Many Album 88 listeners and Georgia State Students got a special treat over the summer break when Elvis Costello visited our studio as a guest D.J. Elvis was in Atlanta for a September 1 concert at the Fox Theater. What made his show at Album 88 even more special was that it marks only the fourth time that the characteristically aloof Costello has guested with a station. WRAS music Director and devoted Elvis fan, Jane Davis, approached Steve Backer of CBS Records in August about the prospect of having Elvis on the air. After clearing it with WKLS/96 Rock, the station sponsoring the concert, the plans were finalized ... Elvis was scheduled for a one hour special show with us. To the frustration of many listeners, and the jocks who had to answer the inquires, no one knew exactly when Elvis would show. This was quite purposeful since we wished to insure that Elvis would not be bombarded by fans when he arrived. Arrangements were made with the GSU police, and no one, including staff, was allowed inside the station until after Elvis was on the air. Although many of us worried about what would transpire due to his reputation as a callous star who often likes to make waves, Elvis was a perfect gentleman. Dressed in an ill-fitting suit and sporting his customary hat and glasses, he looked about as far from a rock star as you can get. Costello took over the controls just before 3:00 p.m. and played everything from Al Green to the Violent Femmes.
The son of a dance band singer, Elvis Costello is actually the creation of Declan McManus, a former London factory worker and computer operator. Born in 1954 in London, England, Costello is one of the artists that emerged from the punk/new wave movement of the late '70's. His first album My Aim Is True remained on the charts for 12 weeks and received excellent musical reviews. He formed his current band, "The Attractions" in June 1977 and launched his career in America the following year. His album Armed Forces and the hit single "Oliver's Army" got as high as number two on the British charts and "Can't Stand Up For Falling Down" did well for him in the states.
Although "Oliver's Army" was very much a "pop" single, Elvis' music is often characterized as "serious" and "complex." He admits that it is often difficult to write meaningful songs and remain popular at the same time. In a recent interview with Graham Lock of the New Music Express, Elvis commented that "it's very difficult to balance the two things, because on one hand you make serious records, but on the other you've got to be in competition with Haircut 100."

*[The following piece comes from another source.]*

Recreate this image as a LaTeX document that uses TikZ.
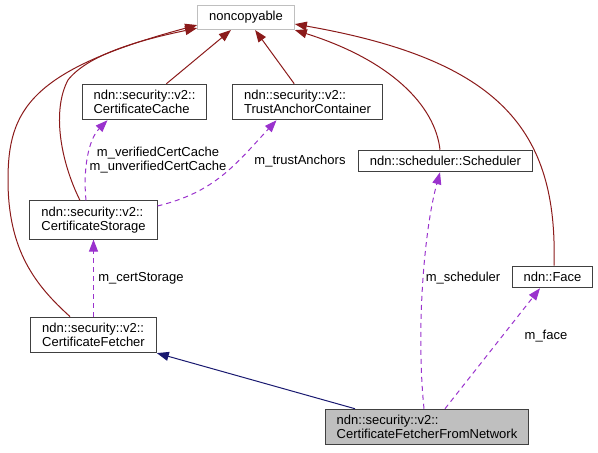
\documentclass[tikz,border=0pt]{standalone}
\usepackage{fontspec}
\setmainfont{Liberation Sans}
\usetikzlibrary{arrows.meta,positioning,calc}
\definecolor{edgered}{RGB}{139,26,26}
\definecolor{memberpurple}{RGB}{154,50,205}
\definecolor{inhnavy}{RGB}{25,25,112}
\definecolor{boxgray}{RGB}{191,191,191}

\begin{document}
\begin{tikzpicture}[x=1pt, y=-1pt, node distance=77pt,
    cls/.style={draw=black!75, line width=1pt, rectangle, fill=white, align=left,
        inner xsep=11.5pt, inner ysep=6pt, font=\fontsize{13}{14}\selectfont},
    inh/.style={draw=edgered, line width=1pt, -{Triangle[length=12pt,width=9pt]}},
    pubinh/.style={draw=inhnavy, line width=1pt, -{Triangle[length=12pt,width=9pt]}},
    member/.style={draw=memberpurple, line width=1pt, dash pattern=on 5pt off 4pt,
        -{Triangle[length=12pt,width=9pt]}},
    lbl/.style={font=\fontsize{13}{14}\selectfont, inner sep=0pt, align=center}]
    \useasboundingbox (0,0) rectangle (598,453);

    \node[cls, draw=boxgray] (nc) at (246,17.5) {noncopyable};
    \node[cls] (cache) at (144.5,102) {ndn::security::v2::\\CertificateCache};
    \node[cls] (trust) at (307.5,102) {ndn::security::v2::\\TrustAnchorContainer};
    \node[cls] (sched) at (445.5,161) {ndn::scheduler::Scheduler};
    \node[cls] (storage) at (93.5,220) {ndn::security::v2::\\CertificateStorage};
    \node[cls, below=of storage] (fetcher) {ndn::security::v2::\\CertificateFetcher};
    \node[cls] (face) at (552.5,277) {ndn::Face};
    \node[cls, fill=boxgray] (cffn) at (427,427) {ndn::security::v2::\\CertificateFetcherFromNetwork};

    % inheritance of noncopyable
    \draw[inh] (cache) -- (nc);
    \draw[inh] (trust) -- (nc);
    \draw[inh] ([xshift=-13.5pt]storage.north) .. controls (60,160) and (52,110) .. (68,80)
        .. controls (90,52) and (150,38) .. ([yshift=2pt]nc.south west);
    \draw[inh] ([xshift=-23.5pt]fetcher.north) .. controls (35,285) and (8,250) .. (8,180)
        .. controls (8,110) and (30,70) .. ([yshift=5pt]nc.south west);
    \draw[inh] ([xshift=-5.5pt]sched.north) .. controls (435,105) and (390,60) .. (nc.south east);
    \draw[inh] ([xshift=1.5pt]face.north) .. controls (558,130) and (500,60) .. ([yshift=6pt]nc.south east);
    \draw[pubinh] ([xshift=-72pt]cffn.north) -- (fetcher.south east);

    % members
    \draw[member] ([xshift=-7.5pt]storage.north) .. controls (83,170) and (88,140) .. ([xshift=-37pt]cache.south);
    \draw[member] ([yshift=14pt]storage.east) .. controls (215,192) and (235,165) .. ([xshift=-31pt]trust.south);
    \draw[member] (fetcher.north) -- (storage.south);
    \draw[member] ([xshift=-3pt]cffn.north) .. controls (416,330) and (424,230) .. ([xshift=-5.5pt]sched.south);
    \draw[member] ([xshift=18pt]cffn.north) -- ([xshift=-12.5pt]face.south);

    \node[lbl] (lcache) at (158,160) {m\_verifiedCertCache\\m\_unverifiedCertCache};
    \node[lbl] (ltrust) at (300,161) {m\_trustAnchors};
    \node[lbl] (lstorage) at (141,278) {m\_certStorage};
    \node[lbl] (lsched) at (463,278) {m\_scheduler};
    \node[lbl] (lface) at (546,336) {m\_face};
\end{tikzpicture}
\end{document}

Costello seemed to enjoy his visit with Album 88, and although he was scheduled for only an hour show, he stayed well over two hours, finally leaving to prepare for the evening's performance. He was immediately at ease the moment he switched on the mike, and the fans loved his many interesting comments. In addition, he spoke with callers who were able to get through on the request line, and gave away several autographed albums and posters. To the delight of our staff and the many fans who stopped by the station, Elvis was generous with his autographs and willingly posed for photos. He went on to give an excellent concert that evening, and when he left Atlanta, we hope he left with a good impression of our city, GSU, and Album 88.